# [To be done]
Take the lines from the top down to and including the one with "const aidaYMinorStep = 5;" and repeat them exactly. Omit images.

§

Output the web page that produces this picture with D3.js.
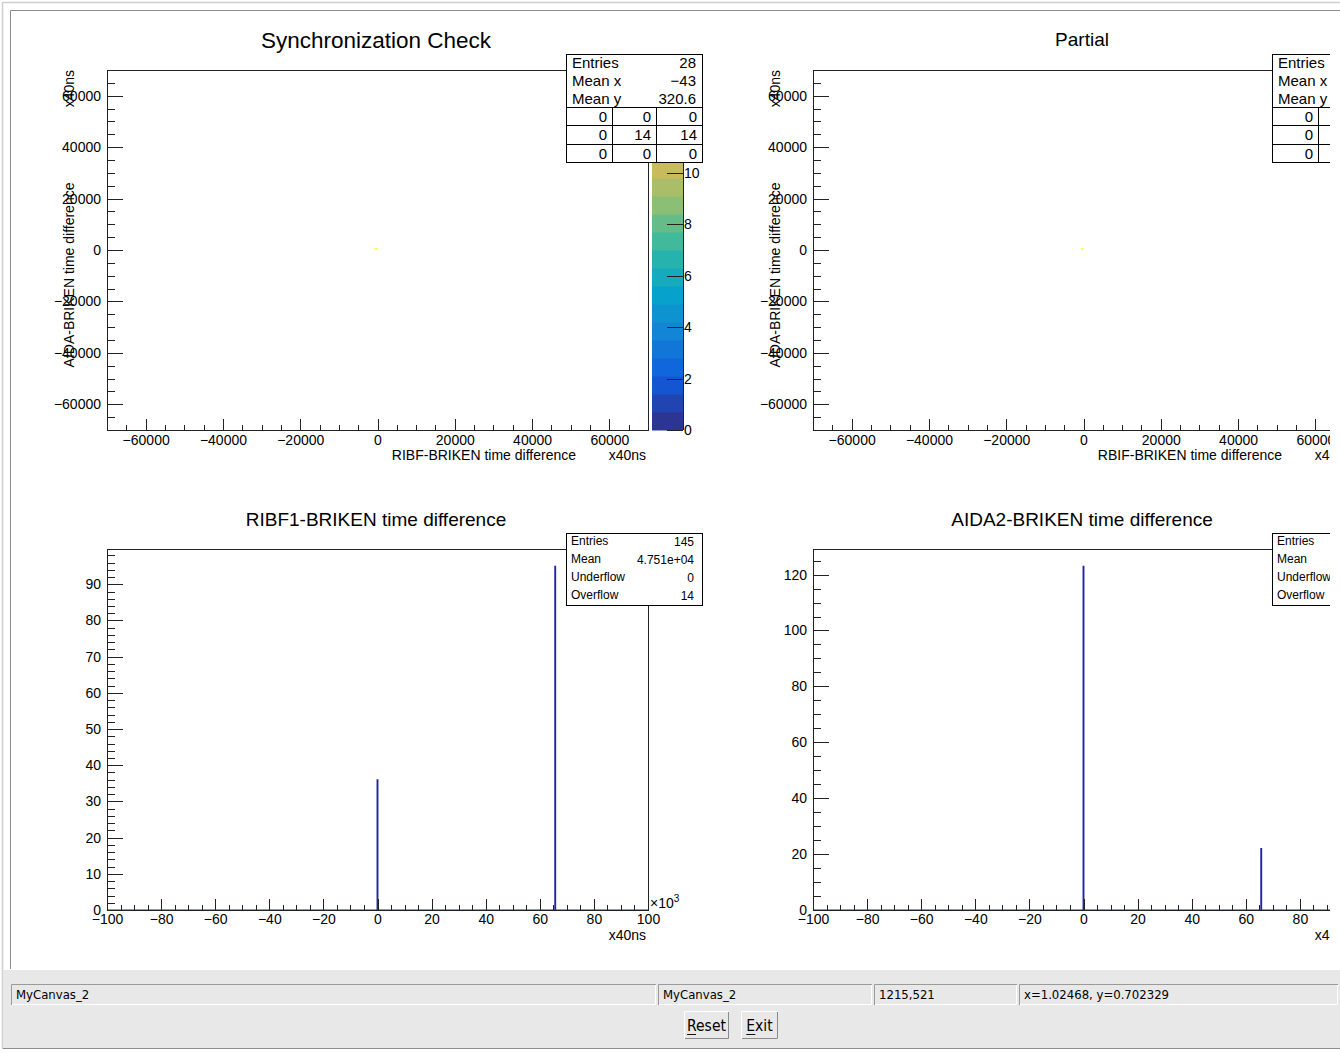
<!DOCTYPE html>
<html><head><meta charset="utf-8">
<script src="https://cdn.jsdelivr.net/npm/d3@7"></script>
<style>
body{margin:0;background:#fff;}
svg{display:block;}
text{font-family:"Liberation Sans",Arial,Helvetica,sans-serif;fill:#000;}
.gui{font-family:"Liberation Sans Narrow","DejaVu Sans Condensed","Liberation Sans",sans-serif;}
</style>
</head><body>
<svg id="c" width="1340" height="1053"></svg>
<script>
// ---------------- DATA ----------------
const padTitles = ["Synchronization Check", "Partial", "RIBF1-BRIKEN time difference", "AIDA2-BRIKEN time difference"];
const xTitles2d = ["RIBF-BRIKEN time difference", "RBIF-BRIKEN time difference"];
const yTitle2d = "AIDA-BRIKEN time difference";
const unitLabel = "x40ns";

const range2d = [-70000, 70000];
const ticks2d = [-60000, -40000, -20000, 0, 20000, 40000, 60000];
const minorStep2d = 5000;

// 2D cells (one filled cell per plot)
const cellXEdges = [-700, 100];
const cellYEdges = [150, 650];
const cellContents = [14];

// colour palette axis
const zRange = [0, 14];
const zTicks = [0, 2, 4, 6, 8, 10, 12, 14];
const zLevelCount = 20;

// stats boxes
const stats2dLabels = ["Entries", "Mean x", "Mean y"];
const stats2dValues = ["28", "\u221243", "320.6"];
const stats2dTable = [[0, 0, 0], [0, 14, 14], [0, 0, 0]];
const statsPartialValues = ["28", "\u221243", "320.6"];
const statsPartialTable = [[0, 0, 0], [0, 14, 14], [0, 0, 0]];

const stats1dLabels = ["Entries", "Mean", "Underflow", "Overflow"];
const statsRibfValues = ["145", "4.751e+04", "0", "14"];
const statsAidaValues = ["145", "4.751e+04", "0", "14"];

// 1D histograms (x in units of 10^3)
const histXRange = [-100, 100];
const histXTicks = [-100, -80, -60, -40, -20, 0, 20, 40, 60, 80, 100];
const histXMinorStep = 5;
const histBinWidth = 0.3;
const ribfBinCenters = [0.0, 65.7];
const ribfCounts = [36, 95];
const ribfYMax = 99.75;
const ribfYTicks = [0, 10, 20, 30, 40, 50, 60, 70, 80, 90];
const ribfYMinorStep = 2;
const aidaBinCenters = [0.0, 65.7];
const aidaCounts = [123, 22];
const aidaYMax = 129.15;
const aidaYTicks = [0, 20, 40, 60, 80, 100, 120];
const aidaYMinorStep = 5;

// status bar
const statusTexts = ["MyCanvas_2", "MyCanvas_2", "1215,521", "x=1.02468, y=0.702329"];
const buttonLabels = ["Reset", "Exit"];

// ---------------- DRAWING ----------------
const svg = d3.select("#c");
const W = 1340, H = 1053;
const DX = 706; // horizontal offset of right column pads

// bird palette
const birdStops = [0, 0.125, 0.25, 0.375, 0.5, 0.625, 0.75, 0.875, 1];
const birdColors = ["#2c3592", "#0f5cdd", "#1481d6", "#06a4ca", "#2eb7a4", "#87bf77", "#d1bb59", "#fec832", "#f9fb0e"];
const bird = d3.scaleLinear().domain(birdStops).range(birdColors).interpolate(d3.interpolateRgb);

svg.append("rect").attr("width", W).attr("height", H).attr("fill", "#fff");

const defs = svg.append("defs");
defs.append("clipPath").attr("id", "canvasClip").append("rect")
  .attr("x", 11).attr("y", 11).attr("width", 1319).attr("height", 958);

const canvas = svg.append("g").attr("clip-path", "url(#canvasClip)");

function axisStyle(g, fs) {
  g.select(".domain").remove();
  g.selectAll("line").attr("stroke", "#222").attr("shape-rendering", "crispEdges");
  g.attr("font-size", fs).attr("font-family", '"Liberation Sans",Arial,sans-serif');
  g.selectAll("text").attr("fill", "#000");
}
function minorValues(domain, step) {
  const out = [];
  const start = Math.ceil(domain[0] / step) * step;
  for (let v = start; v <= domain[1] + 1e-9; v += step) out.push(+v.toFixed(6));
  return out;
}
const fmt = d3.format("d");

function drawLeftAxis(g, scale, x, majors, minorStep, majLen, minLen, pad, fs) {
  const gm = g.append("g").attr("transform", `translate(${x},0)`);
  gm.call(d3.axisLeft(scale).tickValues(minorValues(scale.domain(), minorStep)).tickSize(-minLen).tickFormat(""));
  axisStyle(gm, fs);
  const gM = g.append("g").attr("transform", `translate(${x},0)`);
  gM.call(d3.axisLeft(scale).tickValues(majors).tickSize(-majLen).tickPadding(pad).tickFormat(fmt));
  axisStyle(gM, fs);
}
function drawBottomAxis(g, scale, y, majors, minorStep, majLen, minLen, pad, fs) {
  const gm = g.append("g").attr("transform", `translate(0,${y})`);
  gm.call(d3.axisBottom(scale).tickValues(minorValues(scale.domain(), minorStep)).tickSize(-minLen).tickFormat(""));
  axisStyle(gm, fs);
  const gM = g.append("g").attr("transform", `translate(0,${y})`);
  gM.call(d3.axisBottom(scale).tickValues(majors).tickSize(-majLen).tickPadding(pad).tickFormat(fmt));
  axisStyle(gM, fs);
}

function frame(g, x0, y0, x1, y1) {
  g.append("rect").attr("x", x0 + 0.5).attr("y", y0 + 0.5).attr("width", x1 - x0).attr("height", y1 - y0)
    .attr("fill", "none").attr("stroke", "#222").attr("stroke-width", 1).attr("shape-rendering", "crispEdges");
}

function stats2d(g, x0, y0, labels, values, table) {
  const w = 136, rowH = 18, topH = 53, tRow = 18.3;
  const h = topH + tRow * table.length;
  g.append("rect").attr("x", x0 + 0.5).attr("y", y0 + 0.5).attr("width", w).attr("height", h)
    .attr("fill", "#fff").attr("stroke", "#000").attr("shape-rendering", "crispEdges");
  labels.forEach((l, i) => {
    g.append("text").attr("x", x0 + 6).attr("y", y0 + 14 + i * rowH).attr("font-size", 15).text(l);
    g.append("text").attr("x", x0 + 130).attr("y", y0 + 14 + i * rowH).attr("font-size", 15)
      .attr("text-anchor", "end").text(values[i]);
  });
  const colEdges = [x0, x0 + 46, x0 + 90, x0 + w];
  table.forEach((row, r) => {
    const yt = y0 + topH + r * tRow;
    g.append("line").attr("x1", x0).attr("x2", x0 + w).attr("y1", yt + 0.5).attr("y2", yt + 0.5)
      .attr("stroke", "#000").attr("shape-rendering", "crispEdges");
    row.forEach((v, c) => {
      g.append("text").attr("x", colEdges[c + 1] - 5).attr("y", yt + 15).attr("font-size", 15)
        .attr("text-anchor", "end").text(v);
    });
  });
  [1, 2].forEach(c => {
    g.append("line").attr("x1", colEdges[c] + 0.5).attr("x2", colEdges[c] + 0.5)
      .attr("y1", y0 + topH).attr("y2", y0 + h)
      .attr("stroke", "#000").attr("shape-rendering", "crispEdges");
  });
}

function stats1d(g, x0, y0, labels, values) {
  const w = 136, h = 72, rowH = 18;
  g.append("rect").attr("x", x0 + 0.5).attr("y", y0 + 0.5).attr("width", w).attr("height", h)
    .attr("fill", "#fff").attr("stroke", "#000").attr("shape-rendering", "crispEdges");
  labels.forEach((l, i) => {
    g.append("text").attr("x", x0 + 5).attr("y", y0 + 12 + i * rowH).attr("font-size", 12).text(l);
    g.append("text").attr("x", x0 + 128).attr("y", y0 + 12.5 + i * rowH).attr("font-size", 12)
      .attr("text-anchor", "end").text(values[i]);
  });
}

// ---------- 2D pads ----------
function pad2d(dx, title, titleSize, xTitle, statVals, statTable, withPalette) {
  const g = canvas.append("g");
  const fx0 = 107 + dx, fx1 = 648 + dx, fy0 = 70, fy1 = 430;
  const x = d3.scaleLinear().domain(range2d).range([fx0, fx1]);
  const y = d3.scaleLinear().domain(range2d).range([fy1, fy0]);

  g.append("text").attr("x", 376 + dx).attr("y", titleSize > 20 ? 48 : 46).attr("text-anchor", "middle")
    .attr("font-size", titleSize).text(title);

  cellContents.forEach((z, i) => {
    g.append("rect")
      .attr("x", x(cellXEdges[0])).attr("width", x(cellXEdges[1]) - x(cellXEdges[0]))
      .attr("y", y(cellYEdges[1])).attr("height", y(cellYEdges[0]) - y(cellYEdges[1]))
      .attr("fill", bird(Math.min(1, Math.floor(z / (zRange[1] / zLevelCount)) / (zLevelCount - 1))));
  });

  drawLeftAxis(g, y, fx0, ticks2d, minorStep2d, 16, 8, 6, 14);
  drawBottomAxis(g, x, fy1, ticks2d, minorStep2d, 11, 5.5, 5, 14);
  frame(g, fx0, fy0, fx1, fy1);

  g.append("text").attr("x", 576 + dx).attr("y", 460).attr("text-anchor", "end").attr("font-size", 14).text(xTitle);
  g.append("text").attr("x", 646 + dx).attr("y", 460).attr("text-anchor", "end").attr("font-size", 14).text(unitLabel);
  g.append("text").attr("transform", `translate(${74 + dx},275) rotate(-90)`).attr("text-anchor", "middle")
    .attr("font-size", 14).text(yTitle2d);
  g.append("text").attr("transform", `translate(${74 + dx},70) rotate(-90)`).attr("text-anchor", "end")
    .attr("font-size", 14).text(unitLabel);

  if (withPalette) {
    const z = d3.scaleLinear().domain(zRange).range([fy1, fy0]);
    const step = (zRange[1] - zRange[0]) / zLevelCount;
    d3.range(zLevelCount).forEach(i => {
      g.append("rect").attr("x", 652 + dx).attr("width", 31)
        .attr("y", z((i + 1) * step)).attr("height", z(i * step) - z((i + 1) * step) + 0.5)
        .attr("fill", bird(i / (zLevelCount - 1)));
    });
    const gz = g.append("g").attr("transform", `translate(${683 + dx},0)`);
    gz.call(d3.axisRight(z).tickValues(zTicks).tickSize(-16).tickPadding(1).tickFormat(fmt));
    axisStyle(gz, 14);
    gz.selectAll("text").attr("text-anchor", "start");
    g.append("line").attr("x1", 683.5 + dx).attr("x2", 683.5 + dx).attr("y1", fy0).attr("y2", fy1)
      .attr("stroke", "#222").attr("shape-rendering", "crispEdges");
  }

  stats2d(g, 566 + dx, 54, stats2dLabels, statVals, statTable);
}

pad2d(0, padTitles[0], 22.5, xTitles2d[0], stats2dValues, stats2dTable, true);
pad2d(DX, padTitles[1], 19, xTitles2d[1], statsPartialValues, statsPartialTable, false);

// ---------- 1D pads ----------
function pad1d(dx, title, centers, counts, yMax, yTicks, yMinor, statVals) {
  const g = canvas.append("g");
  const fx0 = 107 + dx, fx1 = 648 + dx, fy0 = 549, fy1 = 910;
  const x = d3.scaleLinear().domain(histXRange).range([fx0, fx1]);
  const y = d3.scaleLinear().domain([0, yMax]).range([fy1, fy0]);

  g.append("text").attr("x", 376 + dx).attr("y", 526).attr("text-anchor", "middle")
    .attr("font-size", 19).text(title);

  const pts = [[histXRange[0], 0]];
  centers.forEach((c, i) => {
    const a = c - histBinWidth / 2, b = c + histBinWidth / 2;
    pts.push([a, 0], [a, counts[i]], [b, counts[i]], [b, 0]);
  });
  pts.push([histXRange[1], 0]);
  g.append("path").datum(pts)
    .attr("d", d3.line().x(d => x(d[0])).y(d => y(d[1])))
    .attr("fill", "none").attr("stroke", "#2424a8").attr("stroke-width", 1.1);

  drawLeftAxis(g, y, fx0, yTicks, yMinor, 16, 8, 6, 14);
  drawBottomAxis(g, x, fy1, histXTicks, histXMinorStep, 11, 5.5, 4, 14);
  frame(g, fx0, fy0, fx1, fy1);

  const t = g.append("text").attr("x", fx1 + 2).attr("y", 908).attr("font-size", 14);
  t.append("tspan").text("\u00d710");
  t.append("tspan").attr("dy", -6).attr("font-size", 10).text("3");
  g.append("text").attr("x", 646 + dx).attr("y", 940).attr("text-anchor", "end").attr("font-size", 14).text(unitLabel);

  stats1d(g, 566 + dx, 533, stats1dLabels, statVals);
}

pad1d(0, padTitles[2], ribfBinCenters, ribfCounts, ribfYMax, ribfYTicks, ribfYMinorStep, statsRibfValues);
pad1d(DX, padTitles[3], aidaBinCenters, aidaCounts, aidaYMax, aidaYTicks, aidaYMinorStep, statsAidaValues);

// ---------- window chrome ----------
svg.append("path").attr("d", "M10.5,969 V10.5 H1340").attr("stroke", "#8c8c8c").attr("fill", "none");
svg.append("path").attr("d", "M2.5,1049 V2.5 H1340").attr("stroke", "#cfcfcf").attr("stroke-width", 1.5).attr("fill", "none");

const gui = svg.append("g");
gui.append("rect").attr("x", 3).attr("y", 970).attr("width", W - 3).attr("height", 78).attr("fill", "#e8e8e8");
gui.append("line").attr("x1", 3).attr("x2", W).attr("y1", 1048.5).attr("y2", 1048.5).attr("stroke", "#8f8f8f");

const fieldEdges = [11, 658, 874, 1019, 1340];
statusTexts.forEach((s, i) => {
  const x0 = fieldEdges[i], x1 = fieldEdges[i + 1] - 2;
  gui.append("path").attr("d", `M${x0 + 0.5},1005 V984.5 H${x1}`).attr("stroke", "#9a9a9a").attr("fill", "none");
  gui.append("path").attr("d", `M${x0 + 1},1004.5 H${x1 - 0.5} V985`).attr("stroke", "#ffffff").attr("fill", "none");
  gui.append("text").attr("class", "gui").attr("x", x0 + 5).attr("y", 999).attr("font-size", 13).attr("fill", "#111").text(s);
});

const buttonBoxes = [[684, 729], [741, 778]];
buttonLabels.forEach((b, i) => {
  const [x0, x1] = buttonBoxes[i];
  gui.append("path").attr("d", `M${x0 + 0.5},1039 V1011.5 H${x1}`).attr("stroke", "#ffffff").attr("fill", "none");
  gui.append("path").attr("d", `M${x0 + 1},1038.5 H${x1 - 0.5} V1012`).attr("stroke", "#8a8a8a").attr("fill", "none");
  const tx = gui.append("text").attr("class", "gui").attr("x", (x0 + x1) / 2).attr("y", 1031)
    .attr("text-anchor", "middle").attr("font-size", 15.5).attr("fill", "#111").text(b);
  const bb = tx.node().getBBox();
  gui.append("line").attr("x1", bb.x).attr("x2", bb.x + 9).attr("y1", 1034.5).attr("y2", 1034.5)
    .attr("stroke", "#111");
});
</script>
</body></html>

§

# [Problem solution]
Output the web page that produces this picture with D3.js.
<!DOCTYPE html>
<html><head><meta charset="utf-8">
<script src="https://cdn.jsdelivr.net/npm/d3@7"></script>
<style>
body{margin:0;background:#fff;}
svg{display:block;}
text{font-family:"Liberation Sans",Arial,Helvetica,sans-serif;fill:#000;}
.gui{font-family:"Liberation Sans Narrow","DejaVu Sans Condensed","Liberation Sans",sans-serif;}
</style>
</head><body>
<svg id="c" width="1340" height="1053"></svg>
<script>
// ---------------- DATA ----------------
const padTitles = ["Synchronization Check", "Partial", "RIBF1-BRIKEN time difference", "AIDA2-BRIKEN time difference"];
const xTitles2d = ["RIBF-BRIKEN time difference", "RBIF-BRIKEN time difference"];
const yTitle2d = "AIDA-BRIKEN time difference";
const unitLabel = "x40ns";

const range2d = [-70000, 70000];
const ticks2d = [-60000, -40000, -20000, 0, 20000, 40000, 60000];
const minorStep2d = 5000;

// 2D cells (one filled cell per plot)
const cellXEdges = [-700, 100];
const cellYEdges = [150, 650];
const cellContents = [14];

// colour palette axis
const zRange = [0, 14];
const zTicks = [0, 2, 4, 6, 8, 10, 12, 14];
const zLevelCount = 20;

// stats boxes
const stats2dLabels = ["Entries", "Mean x", "Mean y"];
const stats2dValues = ["28", "\u221243", "320.6"];
const stats2dTable = [[0, 0, 0], [0, 14, 14], [0, 0, 0]];
const statsPartialValues = ["28", "\u221243", "320.6"];
const statsPartialTable = [[0, 0, 0], [0, 14, 14], [0, 0, 0]];

const stats1dLabels = ["Entries", "Mean", "Underflow", "Overflow"];
const statsRibfValues = ["145", "4.751e+04", "0", "14"];
const statsAidaValues = ["145", "4.751e+04", "0", "14"];

// 1D histograms (x in units of 10^3)
const histXRange = [-100, 100];
const histXTicks = [-100, -80, -60, -40, -20, 0, 20, 40, 60, 80, 100];
const histXMinorStep = 5;
const histBinWidth = 0.3;
const ribfBinCenters = [0.0, 65.7];
const ribfCounts = [36, 95];
const ribfYMax = 99.75;
const ribfYTicks = [0, 10, 20, 30, 40, 50, 60, 70, 80, 90];
const ribfYMinorStep = 2;
const aidaBinCenters = [0.0, 65.7];
const aidaCounts = [123, 22];
const aidaYMax = 129.15;
const aidaYTicks = [0, 20, 40, 60, 80, 100, 120];
const aidaYMinorStep = 5;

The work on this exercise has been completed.